WRITTEN INSTRUCTION: Print exactly the lines from the first one down to the line containing "const thzEndY = [0.04, 2.27, 4.86, 7.61, 10.05];", both ends included, with no pictures and nothing else.

DATASET EXTRACT:

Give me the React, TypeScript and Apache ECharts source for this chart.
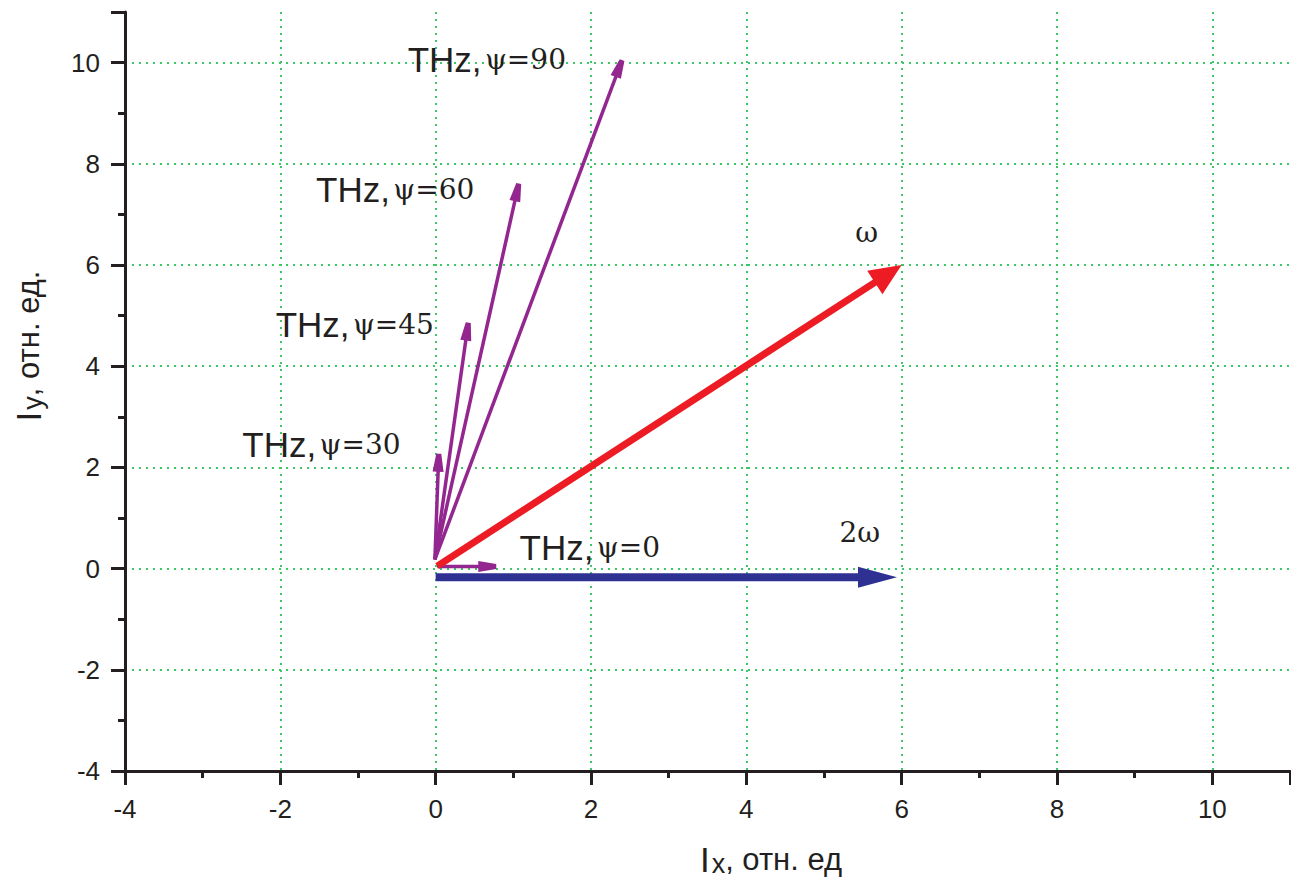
import React, { useEffect, useRef } from "react";
import * as echarts from "echarts";

const INK = "#231f20";
const SANS = '"Liberation Sans", Arial, sans-serif';
const SERIF = '"DejaVu Serif", "Liberation Serif", serif';
const GRID_GREEN = "#3cc864";
const THZ_COLOR = "#93278f";
const OMEGA_COLOR = "#ed1c24";
const TWO_OMEGA_COLOR = "#2e3192";

// Axis ranges (relative units)
const X_MIN = -4;
const X_MAX = 11;
const Y_MIN = -4;
const Y_MAX = 11;
const STEP = 2;

// THz field vectors for each polarization angle psi
const thzPsi = ["0", "30", "45", "60", "90"];
const thzStartX = [0.02, -0.01, -0.01, -0.01, -0.01];
const thzStartY = [0.04, 0.18, 0.18, 0.18, 0.18];
const thzEndX = [0.78, 0.04, 0.42, 1.07, 2.4];
const thzEndY = [0.04, 2.27, 4.86, 7.61, 10.05];

// Pump field vectors: fundamental (omega) and second harmonic (2 omega)
const omegaStart = [0.02, 0.05];
const omegaEnd = [6, 6];
const twoOmegaStart = [0, -0.17];
const twoOmegaEnd = [5.94, -0.17];

// Annotation anchors in axis units
const thzLabelX = [1.08, -2.49, -2.06, -1.54, -0.36];
const thzLabelY = [0.42, 2.45, 4.82, 7.49, 10.06];
const omegaLabel = [5.55, 6.64];
const twoOmegaLabel = [5.46, 0.71];

type ArrowStyle = {
  color: string;
  shaft: number;
  headLen: number;
  headW: number;
  tipW: number;
};

function arrowRenderer(st: ArrowStyle) {
  return (_params: any, api: any) => {
    const a = api.coord([api.value(0), api.value(1)]);
    const b = api.coord([api.value(2), api.value(3)]);
    const dx = b[0] - a[0];
    const dy = b[1] - a[1];
    const len = Math.hypot(dx, dy) || 1;
    const ux = dx / len;
    const uy = dy / len;
    const nx = -uy;
    const ny = ux;
    const bx = b[0] - ux * st.headLen;
    const by = b[1] - uy * st.headLen;
    const hw = st.headW / 2;
    const tw = st.tipW / 2;
    return {
      type: "group",
      children: [
        {
          type: "line",
          shape: { x1: a[0], y1: a[1], x2: bx + ux * 2, y2: by + uy * 2 },
          style: { stroke: st.color, lineWidth: st.shaft, lineCap: "butt" },
        },
        {
          type: "polygon",
          shape: {
            points: [
              [bx + nx * hw, by + ny * hw],
              [b[0] + nx * tw, b[1] + ny * tw],
              [b[0] - nx * tw, b[1] - ny * tw],
              [bx - nx * hw, by - ny * hw],
            ],
          },
          style: { fill: st.color },
        },
      ],
    };
  };
}

const labelRich = {
  s: { fontFamily: SANS, fontSize: 35, fill: INK, color: INK },
  g: { fontFamily: SERIF, fontSize: 28, fill: INK, color: INK },
};

function labelRenderer(texts: string[], align: string) {
  return (params: any, api: any) => {
    const p = api.coord([api.value(0), api.value(1)]);
    return {
      type: "text",
      x: p[0],
      y: p[1],
      style: {
        text: texts[params.dataIndex],
        rich: labelRich,
        align,
        verticalAlign: "middle",
        fill: INK,
      },
    };
  };
}

const titleRich = {
  i: { fontFamily: SANS, fontSize: 35, fill: INK },
  sub: { fontFamily: SANS, fontSize: 27, fill: INK, padding: [10, 0, 0, 2] },
  t: { fontFamily: SANS, fontSize: 31, fill: INK },
};

export default function App() {
  const ref = useRef<HTMLDivElement>(null);

  useEffect(() => {
    if (!ref.current) return;
    const chart = echarts.init(ref.current, undefined, { renderer: "svg" });

    const thzData = thzPsi.map((_, i) => [thzStartX[i], thzStartY[i], thzEndX[i], thzEndY[i]]);
    const thzTexts = thzPsi.map((p) => `{s|THz,} {g|\u03c8=${p}}`);
    const thzLabelData = thzPsi.map((_, i) => [thzLabelX[i], thzLabelY[i]]);

    const axisCommon = {
      type: "value",
      interval: STEP,
      axisLine: { show: true, onZero: false, lineStyle: { color: INK, width: 3 } },
      axisTick: { show: true, inside: false, length: 14, lineStyle: { color: INK, width: 3 } },
      minorTick: { show: true, splitNumber: 2, length: 7, lineStyle: { color: INK, width: 3 } },
      splitLine: {
        show: true,
        showMinLine: false,
        showMaxLine: false,
        lineStyle: { color: GRID_GREEN, width: 2, type: [2, 5] },
      },
      minorSplitLine: { show: false },
      axisLabel: {
        color: INK,
        fontFamily: SANS,
        fontSize: 26,
        margin: 25,
        showMaxLabel: false,
      },
    };

    chart.setOption({
      animation: false,
      backgroundColor: "#ffffff",
      grid: { left: 125, right: 1, top: 12, bottom: 112, containLabel: false },
      xAxis: { ...axisCommon, min: X_MIN, max: X_MAX },
      yAxis: { ...axisCommon, min: Y_MIN, max: Y_MAX },
      graphic: [
        {
          type: "text",
          x: 771,
          y: 859,
          style: {
            text: "{i|I}{sub|x}{t|, отн. ед}",
            align: "center",
            verticalAlign: "middle",
            fill: INK,
            rich: titleRich,
          },
        },
        {
          type: "text",
          x: 28,
          y: 346,
          rotation: Math.PI / 2,
          style: {
            text: "{i|I}{sub|y}{t|, отн. ед.}",
            align: "center",
            verticalAlign: "middle",
            fill: INK,
            rich: titleRich,
          },
        },
      ],
      series: [
        {
          type: "custom",
          name: "2\u03c9",
          renderItem: arrowRenderer({ color: TWO_OMEGA_COLOR, shaft: 8, headLen: 39, headW: 21, tipW: 0 }),
          encode: { x: [0, 2], y: [1, 3] },
          data: [[twoOmegaStart[0], twoOmegaStart[1], twoOmegaEnd[0], twoOmegaEnd[1]]],
          z: 3,
        },
        {
          type: "custom",
          name: "THz",
          renderItem: arrowRenderer({ color: THZ_COLOR, shaft: 3.5, headLen: 18, headW: 11, tipW: 5 }),
          encode: { x: [0, 2], y: [1, 3] },
          data: thzData,
          z: 4,
        },
        {
          type: "custom",
          name: "\u03c9",
          renderItem: arrowRenderer({ color: OMEGA_COLOR, shaft: 7, headLen: 32, headW: 28, tipW: 0 }),
          encode: { x: [0, 2], y: [1, 3] },
          data: [[omegaStart[0], omegaStart[1], omegaEnd[0], omegaEnd[1]]],
          z: 5,
        },
        {
          type: "custom",
          name: "THz labels",
          renderItem: labelRenderer(thzTexts, "left"),
          encode: { x: 0, y: 1 },
          data: thzLabelData,
          z: 6,
        },
        {
          type: "custom",
          name: "pump labels",
          renderItem: labelRenderer(["{g|\u03c9}", "{g|2\u03c9}"], "center"),
          encode: { x: 0, y: 1 },
          data: [omegaLabel, twoOmegaLabel],
          z: 6,
        },
      ],
    });

    return () => chart.dispose();
  }, []);

  return (
    <div
      ref={ref}
      style={{ position: "absolute", left: 0, top: 0, width: 1291, height: 883, background: "#fff" }}
    />
  );
}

EXERCISE OUTPUT:
Give me the React, TypeScript and Apache ECharts source for this chart.
import React, { useEffect, useRef } from "react";
import * as echarts from "echarts";

const INK = "#231f20";
const SANS = '"Liberation Sans", Arial, sans-serif';
const SERIF = '"DejaVu Serif", "Liberation Serif", serif';
const GRID_GREEN = "#3cc864";
const THZ_COLOR = "#93278f";
const OMEGA_COLOR = "#ed1c24";
const TWO_OMEGA_COLOR = "#2e3192";

// Axis ranges (relative units)
const X_MIN = -4;
const X_MAX = 11;
const Y_MIN = -4;
const Y_MAX = 11;
const STEP = 2;

// THz field vectors for each polarization angle psi
const thzPsi = ["0", "30", "45", "60", "90"];
const thzStartX = [0.02, -0.01, -0.01, -0.01, -0.01];
const thzStartY = [0.04, 0.18, 0.18, 0.18, 0.18];
const thzEndX = [0.78, 0.04, 0.42, 1.07, 2.4];
const thzEndY = [0.04, 2.27, 4.86, 7.61, 10.05];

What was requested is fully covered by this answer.